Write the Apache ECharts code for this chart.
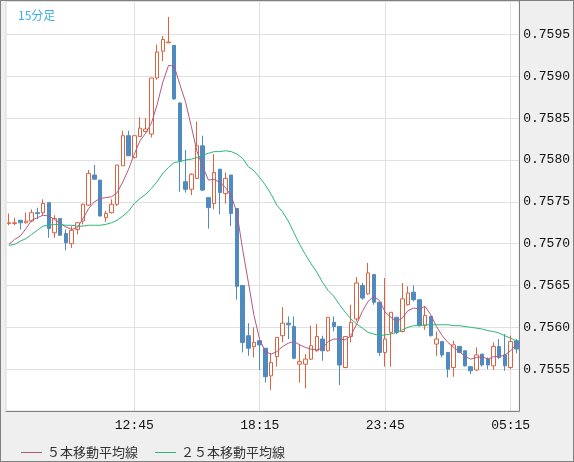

———

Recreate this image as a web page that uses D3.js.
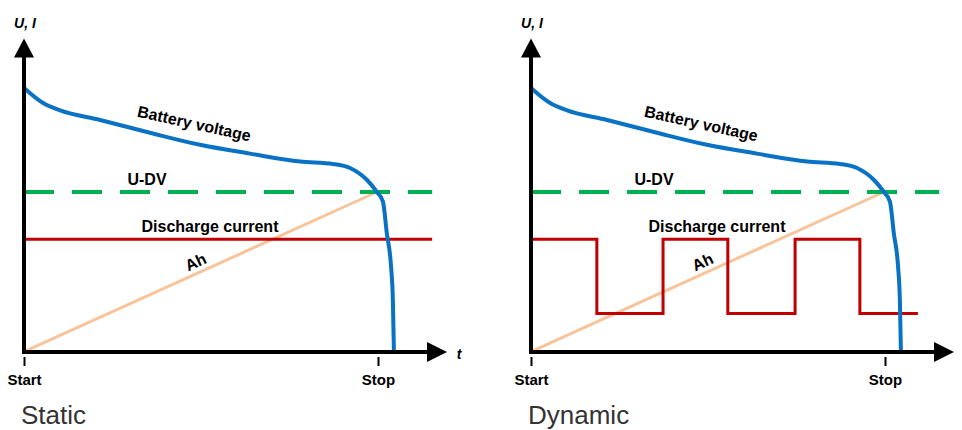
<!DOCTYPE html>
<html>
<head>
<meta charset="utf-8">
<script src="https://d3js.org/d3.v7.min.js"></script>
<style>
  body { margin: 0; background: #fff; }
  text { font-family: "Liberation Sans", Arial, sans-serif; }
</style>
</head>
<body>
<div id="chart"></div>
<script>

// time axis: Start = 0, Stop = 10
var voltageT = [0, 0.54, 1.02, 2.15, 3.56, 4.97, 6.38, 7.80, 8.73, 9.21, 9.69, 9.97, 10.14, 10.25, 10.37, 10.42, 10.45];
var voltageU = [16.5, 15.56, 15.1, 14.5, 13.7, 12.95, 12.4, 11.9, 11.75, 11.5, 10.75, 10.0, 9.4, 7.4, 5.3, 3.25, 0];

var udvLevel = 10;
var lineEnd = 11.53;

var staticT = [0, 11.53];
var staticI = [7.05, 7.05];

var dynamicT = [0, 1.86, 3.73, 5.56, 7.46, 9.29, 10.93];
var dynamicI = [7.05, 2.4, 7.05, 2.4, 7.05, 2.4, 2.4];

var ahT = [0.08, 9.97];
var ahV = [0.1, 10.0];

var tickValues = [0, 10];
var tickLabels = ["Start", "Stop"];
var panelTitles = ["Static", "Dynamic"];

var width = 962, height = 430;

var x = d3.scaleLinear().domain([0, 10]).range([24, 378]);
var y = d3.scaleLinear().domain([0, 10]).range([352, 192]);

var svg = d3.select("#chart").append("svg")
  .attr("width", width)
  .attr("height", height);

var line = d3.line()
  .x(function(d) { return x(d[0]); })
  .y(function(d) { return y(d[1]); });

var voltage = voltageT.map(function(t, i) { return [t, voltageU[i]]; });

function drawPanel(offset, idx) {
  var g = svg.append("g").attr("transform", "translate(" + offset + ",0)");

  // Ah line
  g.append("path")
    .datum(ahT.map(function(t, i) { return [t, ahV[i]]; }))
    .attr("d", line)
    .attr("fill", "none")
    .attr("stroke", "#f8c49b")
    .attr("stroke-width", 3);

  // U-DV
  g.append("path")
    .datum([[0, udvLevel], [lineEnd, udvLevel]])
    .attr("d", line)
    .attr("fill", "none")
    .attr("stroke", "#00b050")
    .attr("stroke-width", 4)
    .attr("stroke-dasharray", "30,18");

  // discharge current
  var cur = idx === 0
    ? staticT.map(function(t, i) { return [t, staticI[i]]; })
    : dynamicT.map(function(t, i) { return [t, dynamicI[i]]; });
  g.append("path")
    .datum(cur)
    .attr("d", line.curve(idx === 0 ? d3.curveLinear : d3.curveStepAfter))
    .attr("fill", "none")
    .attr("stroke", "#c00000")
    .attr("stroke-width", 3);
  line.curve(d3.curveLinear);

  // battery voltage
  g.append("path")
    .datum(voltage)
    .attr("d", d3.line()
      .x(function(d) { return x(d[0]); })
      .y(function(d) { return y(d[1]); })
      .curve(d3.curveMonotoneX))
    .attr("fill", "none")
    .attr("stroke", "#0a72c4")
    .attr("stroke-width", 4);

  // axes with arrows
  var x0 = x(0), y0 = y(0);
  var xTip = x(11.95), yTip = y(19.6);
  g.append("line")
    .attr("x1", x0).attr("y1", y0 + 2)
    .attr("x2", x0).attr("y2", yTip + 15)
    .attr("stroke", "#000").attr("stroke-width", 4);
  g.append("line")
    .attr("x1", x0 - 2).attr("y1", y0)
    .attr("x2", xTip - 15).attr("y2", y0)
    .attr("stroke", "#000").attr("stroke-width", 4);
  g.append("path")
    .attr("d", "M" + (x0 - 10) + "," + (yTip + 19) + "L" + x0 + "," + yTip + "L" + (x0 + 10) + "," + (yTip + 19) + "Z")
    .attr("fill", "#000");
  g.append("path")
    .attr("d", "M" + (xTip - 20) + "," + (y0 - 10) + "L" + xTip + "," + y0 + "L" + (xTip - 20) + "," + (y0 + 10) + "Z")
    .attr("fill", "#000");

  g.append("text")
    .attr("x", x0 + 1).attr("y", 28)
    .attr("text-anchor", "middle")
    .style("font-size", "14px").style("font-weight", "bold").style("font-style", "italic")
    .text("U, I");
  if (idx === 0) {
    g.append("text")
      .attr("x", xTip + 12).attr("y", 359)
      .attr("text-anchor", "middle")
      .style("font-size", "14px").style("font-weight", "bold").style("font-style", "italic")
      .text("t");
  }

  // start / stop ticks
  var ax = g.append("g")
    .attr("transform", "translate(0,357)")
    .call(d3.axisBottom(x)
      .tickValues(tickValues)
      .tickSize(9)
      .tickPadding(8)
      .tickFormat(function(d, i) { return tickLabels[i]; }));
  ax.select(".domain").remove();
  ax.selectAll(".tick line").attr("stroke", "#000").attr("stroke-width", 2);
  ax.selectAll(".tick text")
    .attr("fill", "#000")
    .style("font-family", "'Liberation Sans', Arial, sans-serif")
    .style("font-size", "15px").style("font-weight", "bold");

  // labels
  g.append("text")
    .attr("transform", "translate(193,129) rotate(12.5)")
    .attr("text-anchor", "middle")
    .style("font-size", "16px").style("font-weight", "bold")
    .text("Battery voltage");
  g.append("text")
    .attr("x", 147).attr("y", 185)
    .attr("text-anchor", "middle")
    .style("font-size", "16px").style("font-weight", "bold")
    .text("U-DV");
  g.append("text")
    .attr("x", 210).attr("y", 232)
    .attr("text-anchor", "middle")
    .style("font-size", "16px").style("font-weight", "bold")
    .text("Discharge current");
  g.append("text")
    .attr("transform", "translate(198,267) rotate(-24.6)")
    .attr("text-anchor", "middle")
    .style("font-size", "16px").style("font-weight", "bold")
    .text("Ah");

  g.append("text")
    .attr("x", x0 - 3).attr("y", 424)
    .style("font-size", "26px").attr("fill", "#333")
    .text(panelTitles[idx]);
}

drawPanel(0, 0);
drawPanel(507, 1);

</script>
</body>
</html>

———

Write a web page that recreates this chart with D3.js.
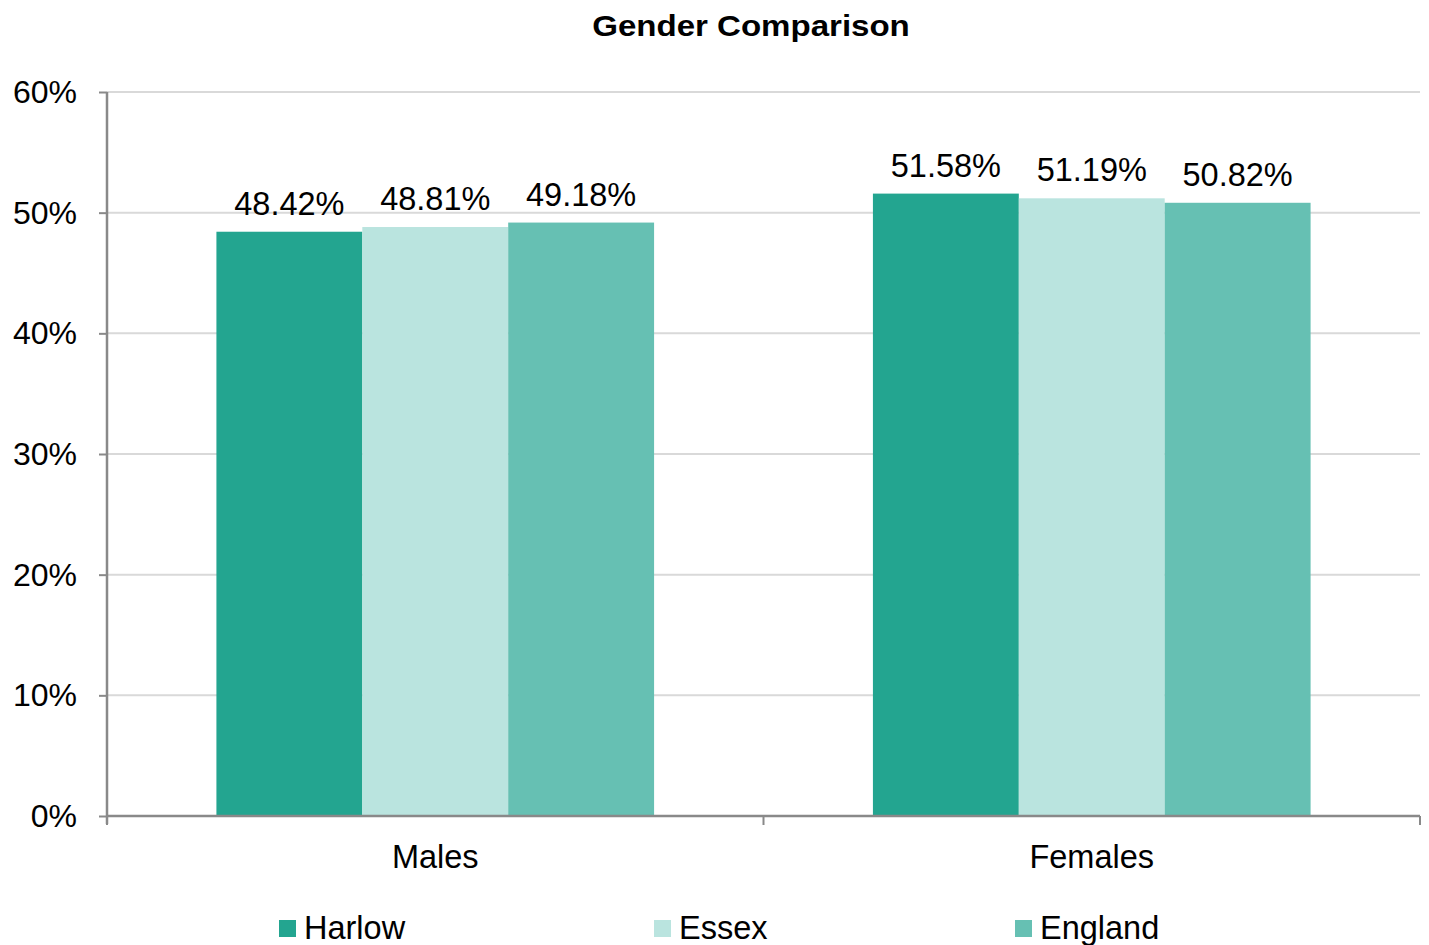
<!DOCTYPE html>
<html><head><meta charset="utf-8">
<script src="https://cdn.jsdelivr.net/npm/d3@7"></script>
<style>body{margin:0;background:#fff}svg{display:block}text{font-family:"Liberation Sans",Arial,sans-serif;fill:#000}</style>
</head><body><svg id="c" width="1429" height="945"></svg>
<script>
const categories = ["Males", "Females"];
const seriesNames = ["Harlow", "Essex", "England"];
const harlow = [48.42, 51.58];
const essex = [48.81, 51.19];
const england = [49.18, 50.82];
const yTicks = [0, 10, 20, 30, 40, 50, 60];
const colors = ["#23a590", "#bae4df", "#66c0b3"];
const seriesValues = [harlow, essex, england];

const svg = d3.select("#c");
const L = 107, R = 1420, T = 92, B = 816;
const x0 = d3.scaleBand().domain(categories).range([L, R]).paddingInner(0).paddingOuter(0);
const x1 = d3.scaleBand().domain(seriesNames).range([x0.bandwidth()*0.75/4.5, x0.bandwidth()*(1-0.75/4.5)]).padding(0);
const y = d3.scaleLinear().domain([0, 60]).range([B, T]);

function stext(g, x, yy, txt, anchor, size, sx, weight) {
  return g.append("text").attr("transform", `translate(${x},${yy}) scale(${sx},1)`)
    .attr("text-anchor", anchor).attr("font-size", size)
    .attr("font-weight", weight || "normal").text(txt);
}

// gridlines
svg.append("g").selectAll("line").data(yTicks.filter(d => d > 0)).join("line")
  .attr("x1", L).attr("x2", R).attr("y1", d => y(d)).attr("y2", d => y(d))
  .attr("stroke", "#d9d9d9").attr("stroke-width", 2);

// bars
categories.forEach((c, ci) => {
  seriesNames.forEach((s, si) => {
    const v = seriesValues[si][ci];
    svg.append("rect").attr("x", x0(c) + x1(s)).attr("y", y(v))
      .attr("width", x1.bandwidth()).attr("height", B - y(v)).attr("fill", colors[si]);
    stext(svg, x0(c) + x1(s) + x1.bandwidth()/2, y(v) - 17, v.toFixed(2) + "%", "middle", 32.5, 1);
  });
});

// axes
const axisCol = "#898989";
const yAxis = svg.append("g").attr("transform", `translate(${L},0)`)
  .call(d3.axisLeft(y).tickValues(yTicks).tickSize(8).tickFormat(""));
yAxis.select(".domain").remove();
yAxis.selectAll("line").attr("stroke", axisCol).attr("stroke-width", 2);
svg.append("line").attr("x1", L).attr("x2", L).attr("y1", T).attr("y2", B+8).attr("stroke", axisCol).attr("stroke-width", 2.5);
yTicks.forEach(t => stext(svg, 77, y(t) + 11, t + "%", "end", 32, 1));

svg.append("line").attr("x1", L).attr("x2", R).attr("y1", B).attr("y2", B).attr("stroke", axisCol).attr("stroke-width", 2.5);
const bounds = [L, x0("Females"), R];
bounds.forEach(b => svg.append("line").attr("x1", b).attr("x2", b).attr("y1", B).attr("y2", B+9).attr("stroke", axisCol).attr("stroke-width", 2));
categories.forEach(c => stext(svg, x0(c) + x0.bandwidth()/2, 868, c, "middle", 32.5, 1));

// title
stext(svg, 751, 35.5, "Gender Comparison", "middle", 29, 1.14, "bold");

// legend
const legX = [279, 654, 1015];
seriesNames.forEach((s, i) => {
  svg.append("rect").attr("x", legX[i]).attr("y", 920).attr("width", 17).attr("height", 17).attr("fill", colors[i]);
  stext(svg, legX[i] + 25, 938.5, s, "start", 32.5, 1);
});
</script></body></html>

———

SET TASK — Pick out the part that begins with the line containing "Recreate this image" and finishes with the line containing "var y = d3.scaleLinear().domain([0, 10]).range([352, 192]);", both included. Restate it exactly, without images.

RESULT OF THIS TASK —
Recreate this image as a web page that uses D3.js.
<!DOCTYPE html>
<html>
<head>
<meta charset="utf-8">
<script src="https://d3js.org/d3.v7.min.js"></script>
<style>
  body { margin: 0; background: #fff; }
  text { font-family: "Liberation Sans", Arial, sans-serif; }
</style>
</head>
<body>
<div id="chart"></div>
<script>

// time axis: Start = 0, Stop = 10
var voltageT = [0, 0.54, 1.02, 2.15, 3.56, 4.97, 6.38, 7.80, 8.73, 9.21, 9.69, 9.97, 10.14, 10.25, 10.37, 10.42, 10.45];
var voltageU = [16.5, 15.56, 15.1, 14.5, 13.7, 12.95, 12.4, 11.9, 11.75, 11.5, 10.75, 10.0, 9.4, 7.4, 5.3, 3.25, 0];

var udvLevel = 10;
var lineEnd = 11.53;

var staticT = [0, 11.53];
var staticI = [7.05, 7.05];

var dynamicT = [0, 1.86, 3.73, 5.56, 7.46, 9.29, 10.93];
var dynamicI = [7.05, 2.4, 7.05, 2.4, 7.05, 2.4, 2.4];

var ahT = [0.08, 9.97];
var ahV = [0.1, 10.0];

var tickValues = [0, 10];
var tickLabels = ["Start", "Stop"];
var panelTitles = ["Static", "Dynamic"];

var width = 962, height = 430;

var x = d3.scaleLinear().domain([0, 10]).range([24, 378]);
var y = d3.scaleLinear().domain([0, 10]).range([352, 192]);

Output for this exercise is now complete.